The goal isn’t to win a debate, but to help people see that their worldview can’t support the things they take for granted. You’re helping them realize that their intellectual house has no foundation—and that the house will eventually collapse unless we build it on Christ. Keep these things in mind:

  • Listen Carefully: Don’t rush to respond—let people explain themselves.
  • Gently Press: Push on inconsistencies or unjustified assumptions.
  • Present the Christian Foundation: Show how God is the necessary precondition for all intelligibility.
  • Call for Response: Don’t just argue—call them to repentance and faith in Christ.

4. Sample TAG Dialogue

Christian: “Do you believe in objective truth?”

Skeptic: “I believe truth is relative.”

Christian: “Do you consider that statement to be objectively true?
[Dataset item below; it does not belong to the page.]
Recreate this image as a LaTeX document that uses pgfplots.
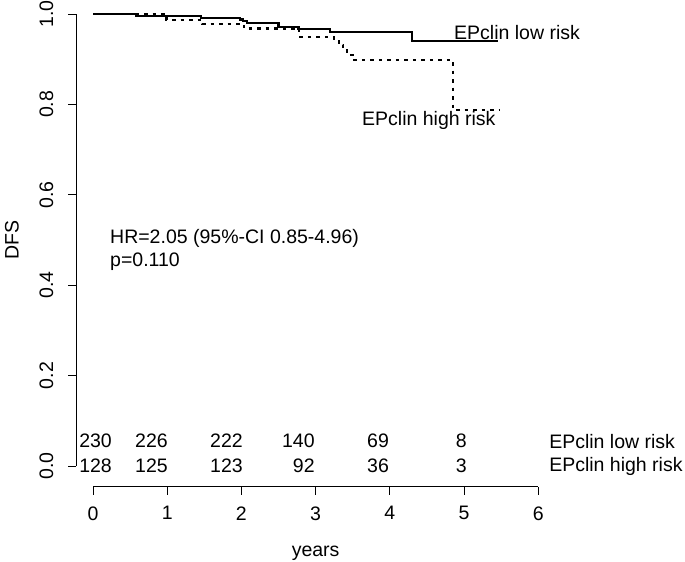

If truth is indeed relative, then even that claim lacks reliability.”

Skeptic: “Alright, perhaps some truths are objective.”

Christian: “How can you account for those truths without referencing a standard that transcends human opinion?”

TAG leads to a deeper exploration of the skeptic’s foundations, followed by an opportunity to present the Christian worldview as the only consistent explanation.

5. Checklist: Key Concepts to Understand

  • What a worldview is and its significance
  • The fundamental questions that every worldview must address
  • How Christianity uniquely provides a basis for truth, logic, morality, and meaning
  • The way TAG (Transcendental Argument for God) confronts unbelief through reductio ad absurdum
  • Strategies for defending Christianity using TAG
  • Common objections to TAG and how to effectively respond
  • Practical ways to apply TAG in conversations

6. Transitioning to the Gospel

TAG is not an end in itself—it opens the door to the Gospel. Once someone sees the failure of their worldview and the coherence of the Christian one, you can ask:

“If Christianity is true, then the God who makes knowledge and morality possible is also the one you’re accountable to. And He offers forgiveness and eternal life through Jesus Christ.”

“Always be ready to give a defense…yet with gentleness and respect.”

— 1 Peter 3:15

7. Next Steps

Go Deeper: Learn more about transcendental apologetics, the philosophy behind it, how various worldviews interpret reality, and Christian theology to further your faith.

Thank You for Walking Through the Series

You now have the groundwork to engage the world with bold, biblical truth. May your words be seasoned with salt, and your convictions rooted in Christ. Never forget that defending the faith is ultimately an act of worship, and your apologetics is a service to both truth and love.